** Start of Provided material **

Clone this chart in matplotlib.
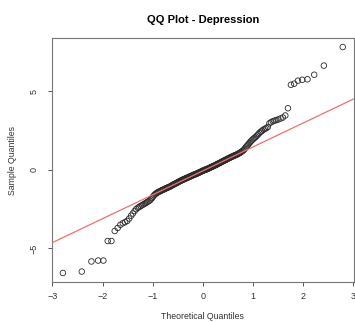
import statistics

import numpy as np
import matplotlib
matplotlib.use("Agg")
import matplotlib.pyplot as plt

plt.rcParams["font.family"] = ["Liberation Sans", "DejaVu Sans"]

# sorted depression scores (sample quantiles)
depression = [
    -6.56, -6.47, -5.83, -5.77, -5.77, -4.53, -4.53,
    -3.89, -3.70, -3.50, -3.40, -3.33, -3.25, -3.10, -2.92, -2.78, -2.62,
    -2.50, -2.42, -2.36, -2.30, -2.25, -2.20, -2.15, -2.10, -2.05, -2.00, -1.95, -1.88,
    -1.80, -1.70, -1.62, -1.55, -1.50, -1.46, -1.42, -1.39, -1.36, -1.33,
    -1.30, -1.27, -1.25, -1.22, -1.19, -1.17, -1.14, -1.12, -1.10, -1.08,
    -1.04, -1.02, -0.98, -0.95, -0.94, -0.90, -0.88, -0.86, -0.82, -0.81,
    -0.77, -0.76, -0.72, -0.70, -0.69, -0.65, -0.64, -0.61, -0.59, -0.58,
    -0.55, -0.54, -0.51, -0.50, -0.47, -0.46, -0.43, -0.42, -0.40, -0.37,
    -0.36, -0.34, -0.32, -0.30, -0.29, -0.27, -0.25, -0.24, -0.21, -0.20,
    -0.17, -0.16, -0.13, -0.12, -0.09, -0.07,
    -0.06, -0.03, -0.02, 0.00, 0.01, 0.03, 0.04, 0.07, 0.08, 0.11,
    0.12, 0.15, 0.16, 0.19, 0.20, 0.23, 0.24, 0.27, 0.28, 0.31,
    0.33, 0.35, 0.38, 0.40, 0.42,
    0.44, 0.47, 0.49, 0.52, 0.54, 0.57, 0.58, 0.61, 0.63, 0.66,
    0.68, 0.71, 0.73, 0.76, 0.78, 0.80, 0.83, 0.85, 0.87, 0.90,
    0.92, 0.94, 0.96,
    0.99, 1.02, 1.05, 1.08, 1.12, 1.16, 1.20, 1.25, 1.32, 1.40,
    1.48, 1.55, 1.62, 1.70, 1.78, 1.85, 1.92, 1.98, 2.04, 2.10,
    2.18, 2.26, 2.35, 2.42, 2.48, 2.55, 2.60, 2.65, 2.72,
    2.95, 3.02, 3.08, 3.12, 3.16, 3.20, 3.26, 3.32, 3.45, 3.91,
    5.40, 5.47, 5.66, 5.72, 5.75, 6.04, 6.62, 7.80,
]

x_ticks = [-3, -2, -1, 0, 1, 2, 3]
y_ticks = [-5, 0, 5]

# theoretical normal quantiles, ppoints style (i - 0.5) / n
n = len(depression)
nd = statistics.NormalDist()
teorico = np.array([nd.inv_cdf((i - 0.5) / n) for i in range(1, n + 1)])
muestra = np.sort(np.array(depression))

# reference line through the 1st and 3rd quartiles
q1, q3 = np.percentile(muestra, [25, 75])
z1, z3 = nd.inv_cdf(0.25), nd.inv_cdf(0.75)
pendiente = (q3 - q1) / (z3 - z1)
intercepto = q1 - pendiente * z1

fig = plt.figure(figsize=(3.55, 3.22), dpi=100)
ax = fig.add_axes([0.1456, 0.1242, 0.8514, 0.7578])

ax.scatter(teorico, muestra, s=16, facecolors="none", edgecolors="#2a2a2a",
           linewidths=0.6, zorder=2)
ax.axline((0, intercepto), slope=pendiente, color="#ee7070", linewidth=0.9, zorder=3)

ax.margins(x=0.04, y=0.04)

ax.set_xticks(x_ticks)
ax.set_yticks(y_ticks)
ax.tick_params(axis="both", direction="out", length=3, width=0.7,
               color="#555555", labelsize=6.5, labelcolor="#333333")
ax.tick_params(axis="x", pad=4)
ax.tick_params(axis="y", pad=6.5)
plt.setp(ax.get_yticklabels(), rotation=90, va="center")

for lado in ax.spines.values():
    lado.set_color("#777777")
    lado.set_linewidth(0.8)

ax.set_title("QQ Plot - Depression", fontsize=8, fontweight="bold", pad=11)
ax.set_xlabel("Theoretical Quantiles", fontsize=6.3, color="#333333")
ax.set_ylabel("Sample Quantiles", fontsize=6.3, color="#333333")
ax.xaxis.set_label_coords(0.5, -0.123)
ax.yaxis.set_label_coords(-0.115, 0.5)

fig.savefig("out.png", dpi=100)
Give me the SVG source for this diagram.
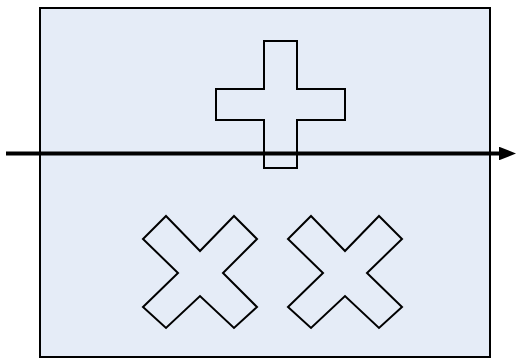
<svg xmlns="http://www.w3.org/2000/svg" width="516" height="362" viewBox="0 0 516 362">
<defs>
<style>
.shape{fill:none;stroke:#000;stroke-width:2;stroke-linejoin:miter}
.frame{fill:#E5ECF7;stroke:#000;stroke-width:2}
.conn{stroke:#000;stroke-width:4;fill:none}
</style>
<marker id="ah" markerWidth="4.25" markerHeight="3.4" refX="0" refY="1.7" orient="auto" markerUnits="strokeWidth">
<path d="M0,0 L4.25,1.7 L0,3.4 Z" fill="#000"/>
</marker>
</defs>
<g id="frame"><rect class="frame" x="40" y="8" width="450" height="349"/></g>
<g id="plus"><path class="shape" d="M264,41 H297 V89 H345 V120 H297 V168 H264 V120 H216 V89 H264 Z"/></g>
<g id="x1"><path class="shape" d="M166,216 L200,251 L234,216 L257,239 L223,273 L257,307 L234,328 L200,296 L166,328 L143,307 L178,273 L143,239 Z"/></g>
<g id="x2"><path class="shape" d="M311,216 L345,251 L379,216 L402,239 L367,273 L402,307 L379,328 L345,296 L311,328 L288,307 L323,273 L288,239 Z"/></g>
<g id="connectors"><line class="conn" x1="6" y1="153.5" x2="499" y2="153.5" marker-end="url(#ah)"/></g>
</svg>
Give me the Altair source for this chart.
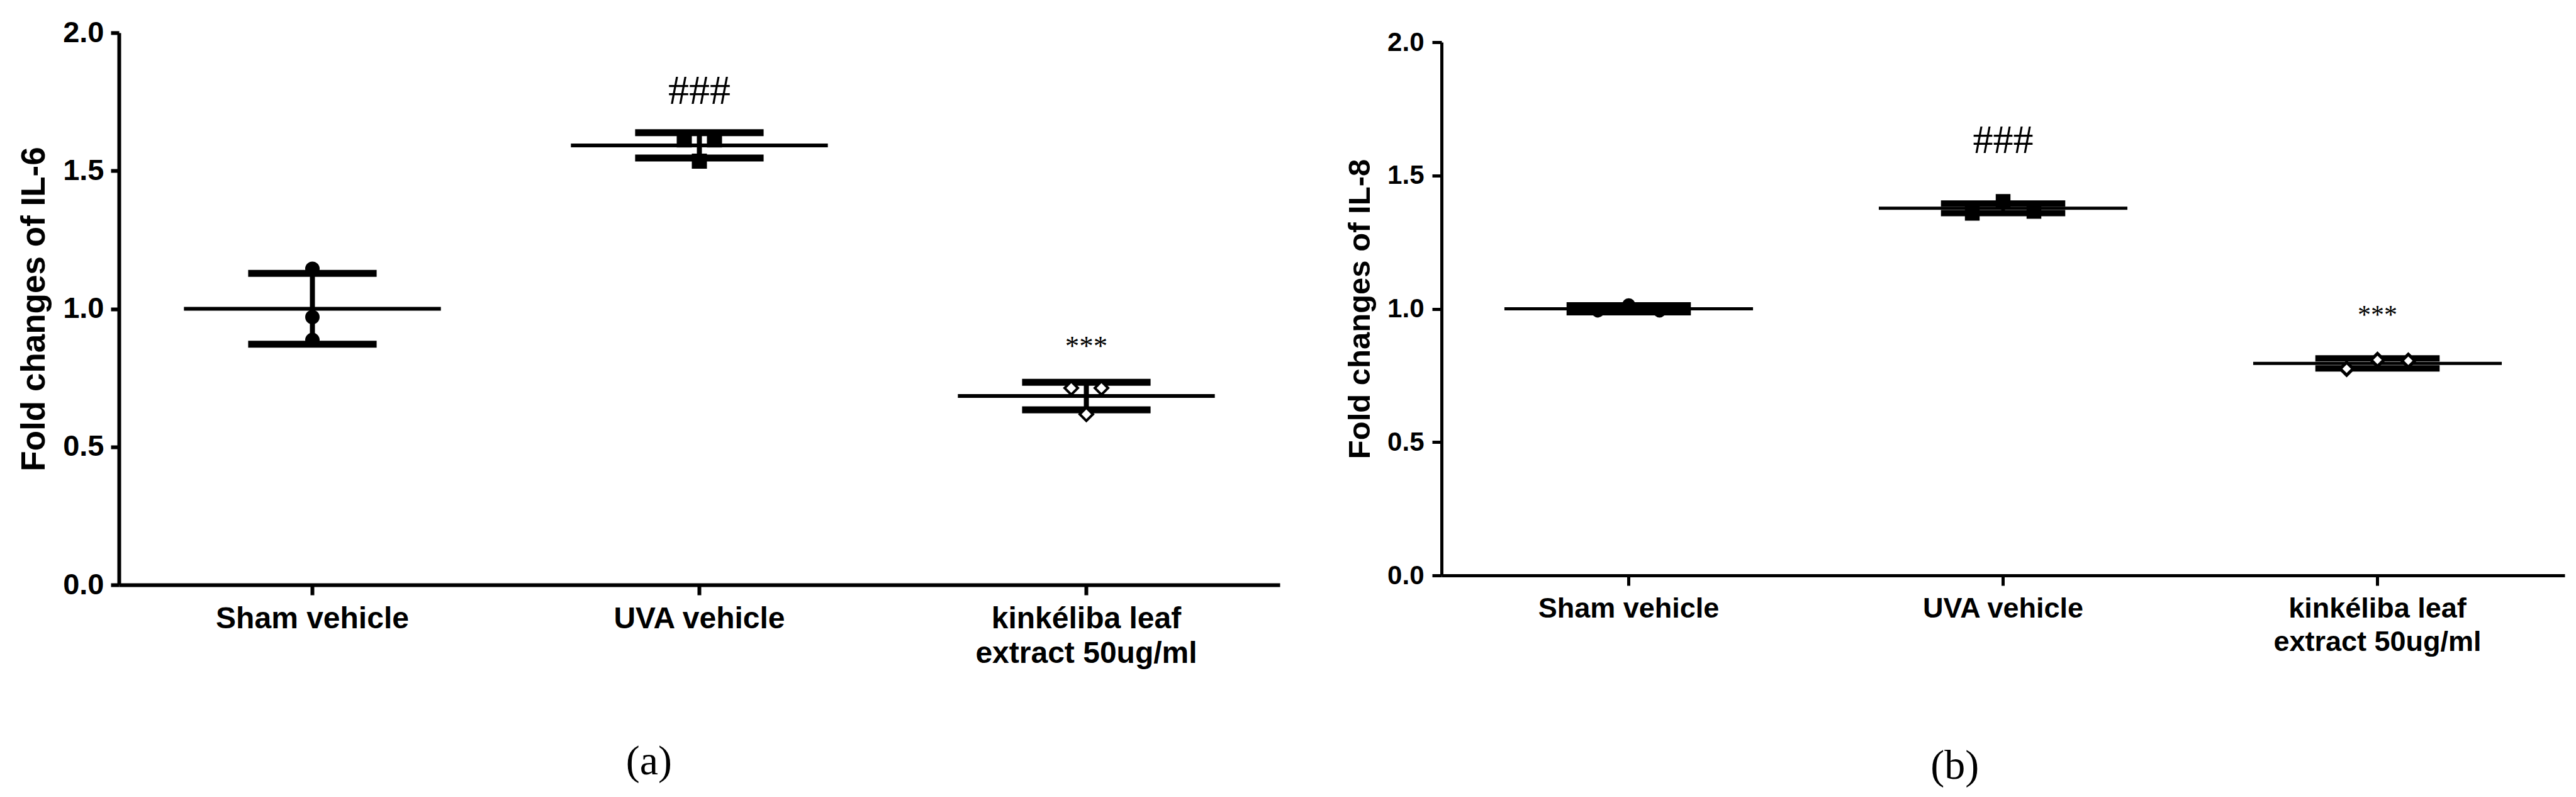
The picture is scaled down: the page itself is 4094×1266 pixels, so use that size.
import altair as alt
import pandas as pd

# ---------------- data ----------------
cats_a = ["Sham vehicle", "UVA vehicle", "kinkéliba leaf\nextract  50ug/ml"]
cats_b = ["Sham vehicle", "UVA vehicle", "kinkéliba leaf\nextract 50ug/ml"]

# (a) IL-6
il6_sham = [1.145, 0.970, 0.887]
il6_uva = [1.612, 1.612, 1.535]
il6_kink = [0.713, 0.713, 0.618]
il6_jitter = [[0, 0, 0], [-1, 1, 0], [-1, 1, 0]]
il6_mean = [1.000, 1.592, 0.684]
il6_sd = [0.128, 0.046, 0.050]
il6_sig = ["###", "***"]
il6_sig_y = [1.787, 0.886]

# (b) IL-8
il8_sham = [0.992, 1.015, 0.992]
il8_uva = [1.358, 1.403, 1.365]
il8_kink = [0.775, 0.808, 0.805]
il8_jitter = [[-1, 0, 1], [-1, 0, 1], [-1, 0, 1]]
il8_mean = [1.000, 1.377, 0.795]
il8_sd = [0.013, 0.018, 0.019]
il8_sig = ["###", "***"]
il8_sig_y = [1.629, 0.996]

y_ticks = [0, 0.5, 1.0, 1.5, 2.0]
shapes = ["circle", "square", "diamond"]
fills = ["black", "black", "white"]

SANS = "Liberation Sans"
SERIF = "Liberation Serif"


def panel(cats, groups, jit, means, sds, sig, sig_y, ytitle, label, st):
    W, H = st["W"], st["H"]
    step = W / 3.0
    summ = pd.DataFrame({"cat": cats, "mean": means, "sd": sds})
    summ["lo"] = summ["mean"] - summ["sd"]
    summ["hi"] = summ["mean"] + summ["sd"]
    rows = []
    for c, vals, js in zip(cats, groups, jit):
        for v, j in zip(vals, js):
            rows.append({"cat": c, "val": v, "j": j})
    pts = pd.DataFrame(rows)
    ann = pd.DataFrame({"cat": cats[1:], "lab": sig, "y": sig_y})

    xsc = alt.Scale(type="band", domain=cats, paddingInner=0, paddingOuter=0)
    xax = alt.Axis(
        title=None, labelAngle=0, labelExpr="split(datum.label, '\\n')",
        labelFont=SANS, labelFontWeight="bold", labelFontSize=st["lab"],
        labelLineHeight=st["lh"], labelColor="black", labelPadding=st["lpad"],
        labelLimit=0,
        tickSize=st["xtick"], tickWidth=st["tw"], tickColor="black",
        domainWidth=st["dw"], domainColor="black", grid=False,
    )
    ysc = alt.Scale(domain=[0, 2], nice=False, zero=True)
    yax = alt.Axis(
        title=ytitle, values=y_ticks, format=".1f", grid=False,
        labelFont=SANS, labelFontWeight="bold", labelFontSize=st["tick"],
        labelColor="black", labelPadding=st["ylpad"], labelFlush=False,
        labelOverlap=False,
        tickSize=st["ytick"], tickWidth=st["tw"], tickColor="black",
        domainWidth=st["dw"], domainColor="black",
        titleFont=SANS, titleFontWeight="bold", titleFontSize=st["title"],
        titleColor="black", titlePadding=st["tpad"],
    )
    X = alt.X("cat:N", scale=xsc, axis=xax, sort=cats)

    def Y(field):
        return alt.Y(field, type="quantitative", scale=ysc, axis=yax, title=ytitle)

    base_s = alt.Chart(summ)
    mean_line = base_s.mark_tick(color="black", opacity=1, size=step * 0.664,
                                 thickness=st["mt"]).encode(x=X, y=Y("mean"))
    cap_hi = base_s.mark_tick(color="black", opacity=1, size=step * 0.332,
                              thickness=st["ct"]).encode(x=X, y=Y("hi"))
    cap_lo = base_s.mark_tick(color="black", opacity=1, size=step * 0.332,
                              thickness=st["ct"]).encode(x=X, y=Y("lo"))
    bar = base_s.mark_rule(color="black", opacity=1, strokeWidth=st["vw"]).encode(
        x=X, y=Y("lo"), y2="hi")

    points = alt.Chart(pts).mark_point(
        stroke="black", strokeWidth=st["pw"], opacity=1, fillOpacity=1
    ).encode(
        x=X,
        xOffset=alt.XOffset("j:Q", scale=alt.Scale(
            domain=[-1, 1], range=[step / 2 - st["joff"], step / 2 + st["joff"]])),
        y=Y("val"),
        shape=alt.Shape("cat:N", scale=alt.Scale(domain=cats, range=shapes), legend=None),
        fill=alt.Fill("cat:N", scale=alt.Scale(domain=cats, range=fills), legend=None),
        size=alt.Size("cat:N", scale=alt.Scale(domain=cats, range=st["sizes"]), legend=None),
    )

    hashes = alt.Chart(ann[ann["lab"] == "###"]).mark_text(
        font=SERIF, fontSize=st["hfs"], baseline="middle", align="center", color="black"
    ).encode(x=X, y=Y("y"), text="lab:N")
    stars = alt.Chart(ann[ann["lab"] == "***"]).mark_text(
        font=SERIF, fontSize=st["sfs"], baseline="middle", align="center", color="black",
        dy=st["sfs"] * 0.22,
    ).encode(x=X, y=Y("y"), text="lab:N")

    return alt.layer(mean_line, cap_hi, cap_lo, bar, points, hashes, stars).properties(
        width=W, height=H,
        title=alt.TitleParams(text=label, orient="bottom", anchor="middle", frame="bounds",
                              font=SERIF, fontSize=66, fontWeight="normal",
                              color="black", offset=st["toff"]),
    )


st_a = dict(W=1845, H=877, lab=48, lh=55, lpad=14, xtick=16, tw=6, dw=6,
            tick=47, ylpad=11, ytick=13, title=53, tpad=18,
            mt=6, ct=11, vw=8, pw=4, joff=24, sizes=[361, 441, 324],
            hfs=66, sfs=45, toff=116)
st_b = dict(W=1785, H=847, lab=45, lh=53, lpad=14, xtick=16, tw=5, dw=5,
            tick=42, ylpad=13, ytick=15, title=49, tpad=18,
            mt=5, ct=10, vw=6, pw=5, joff=49, sizes=[256, 420, 576],
            hfs=64, sfs=42, toff=143)

pa = panel(cats_a, [il6_sham, il6_uva, il6_kink], il6_jitter, il6_mean, il6_sd,
           il6_sig, il6_sig_y, "Fold changes of IL-6", "(a)", st_a)
pb = panel(cats_b, [il8_sham, il8_uva, il8_kink], il8_jitter, il8_mean, il8_sd,
           il8_sig, il8_sig_y, "Fold changes of IL-8", "(b)", st_b)

chart = alt.hconcat(pa, pb, spacing=257, bounds="flush", center=True).resolve_scale(
    shape="independent", fill="independent", size="independent",
    xOffset="independent", x="independent", y="independent",
).properties(
    padding={"left": 20, "top": 20, "right": 5, "bottom": 5},
    background="white",
).configure_view(stroke=None)

chart.save("out.html", embed_options={"renderer": "svg", "actions": False})
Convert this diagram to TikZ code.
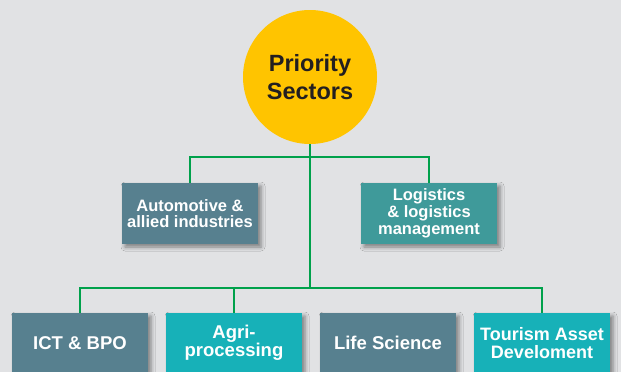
\documentclass[tikz,border=0pt]{standalone}
\usepackage{fontspec}
\setmainfont{Liberation Sans}
\usepackage{tikz}
\usetikzlibrary{positioning,calc,shadows.blur}
\definecolor{bgcol}{HTML}{E1E2E4}
\definecolor{sunny}{HTML}{FFC400}
\definecolor{slate}{HTML}{57808F}
\definecolor{seagreen}{HTML}{3F9A9A}
\definecolor{aqua}{HTML}{17B1B8}
\definecolor{wire}{HTML}{00A14B}
\definecolor{ink}{HTML}{231F20}
\tikzset{sector/.style={rectangle,minimum width=136pt,inner sep=0pt,text=white,align=center,
    blur shadow={shadow xshift=3pt,shadow yshift=-3pt,shadow blur radius=4pt,shadow opacity=45}}}

\begin{document}
\begin{tikzpicture}[x=1pt, y=-1pt, semithick]
        \tikzstyle{line}=[draw=wire,line width=2.5pt]
        \useasboundingbox[fill=bgcol] (0,0) rectangle (621,372);
        \node[shape=circle,fill=sunny,minimum size=134pt,inner sep=0pt,text=ink,align=center,
              font=\bfseries\fontsize{23.5}{28}\selectfont] (0) at (310,77) {Priority\\Sectors};
        \node[sector,fill=slate,minimum height=61pt,font=\bfseries\fontsize{16.5}{16}\selectfont] (1) at (190,213.5) {Automotive \&\\allied industries};
        \node[sector,fill=seagreen,minimum height=61pt,font=\bfseries\fontsize{16.5}{17}\selectfont] (2) at (429,213.5) {Logistics\\\& logistics\\management};
        \node[sector,fill=slate,minimum height=60pt,font=\bfseries\fontsize{18.5}{17.5}\selectfont] (3) at (80,343) {ICT \& BPO};
        \node[sector,fill=aqua,minimum height=60pt,font=\bfseries\fontsize{18.5}{17.5}\selectfont] (4) at (234,343) {Agri-\\processing};
        \node[sector,fill=slate,minimum height=60pt,font=\bfseries\fontsize{18.5}{17.5}\selectfont] (5) at (388,343) {Life Science};
        \node[sector,fill=aqua,minimum height=60pt,font=\bfseries\fontsize{18}{17.5}\selectfont] (6) at (542,343) {Tourism Asset\\Develoment};
        \coordinate (h1) at (310,157);
        \coordinate (h2) at (310,288);
        \path[line] (0.south) -- (h2);
        \path[line] (1.north) |- (h1) -| (2.north);
        \path[line] (3.north) |- (h2) -| (6.north);
        \path[line] (4.north) -- (4.north |- h2);
\end{tikzpicture}
\end{document}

** End of Provided material **

Written request:
With all pictures left out, please transcribe exactly the lines from the start of the material through the line with "muestra = np.sort(np.array(depression))".

Finished task:
Clone this chart in matplotlib.
import statistics

import numpy as np
import matplotlib
matplotlib.use("Agg")
import matplotlib.pyplot as plt

plt.rcParams["font.family"] = ["Liberation Sans", "DejaVu Sans"]

# sorted depression scores (sample quantiles)
depression = [
    -6.56, -6.47, -5.83, -5.77, -5.77, -4.53, -4.53,
    -3.89, -3.70, -3.50, -3.40, -3.33, -3.25, -3.10, -2.92, -2.78, -2.62,
    -2.50, -2.42, -2.36, -2.30, -2.25, -2.20, -2.15, -2.10, -2.05, -2.00, -1.95, -1.88,
    -1.80, -1.70, -1.62, -1.55, -1.50, -1.46, -1.42, -1.39, -1.36, -1.33,
    -1.30, -1.27, -1.25, -1.22, -1.19, -1.17, -1.14, -1.12, -1.10, -1.08,
    -1.04, -1.02, -0.98, -0.95, -0.94, -0.90, -0.88, -0.86, -0.82, -0.81,
    -0.77, -0.76, -0.72, -0.70, -0.69, -0.65, -0.64, -0.61, -0.59, -0.58,
    -0.55, -0.54, -0.51, -0.50, -0.47, -0.46, -0.43, -0.42, -0.40, -0.37,
    -0.36, -0.34, -0.32, -0.30, -0.29, -0.27, -0.25, -0.24, -0.21, -0.20,
    -0.17, -0.16, -0.13, -0.12, -0.09, -0.07,
    -0.06, -0.03, -0.02, 0.00, 0.01, 0.03, 0.04, 0.07, 0.08, 0.11,
    0.12, 0.15, 0.16, 0.19, 0.20, 0.23, 0.24, 0.27, 0.28, 0.31,
    0.33, 0.35, 0.38, 0.40, 0.42,
    0.44, 0.47, 0.49, 0.52, 0.54, 0.57, 0.58, 0.61, 0.63, 0.66,
    0.68, 0.71, 0.73, 0.76, 0.78, 0.80, 0.83, 0.85, 0.87, 0.90,
    0.92, 0.94, 0.96,
    0.99, 1.02, 1.05, 1.08, 1.12, 1.16, 1.20, 1.25, 1.32, 1.40,
    1.48, 1.55, 1.62, 1.70, 1.78, 1.85, 1.92, 1.98, 2.04, 2.10,
    2.18, 2.26, 2.35, 2.42, 2.48, 2.55, 2.60, 2.65, 2.72,
    2.95, 3.02, 3.08, 3.12, 3.16, 3.20, 3.26, 3.32, 3.45, 3.91,
    5.40, 5.47, 5.66, 5.72, 5.75, 6.04, 6.62, 7.80,
]

x_ticks = [-3, -2, -1, 0, 1, 2, 3]
y_ticks = [-5, 0, 5]

# theoretical normal quantiles, ppoints style (i - 0.5) / n
n = len(depression)
nd = statistics.NormalDist()
teorico = np.array([nd.inv_cdf((i - 0.5) / n) for i in range(1, n + 1)])
muestra = np.sort(np.array(depression))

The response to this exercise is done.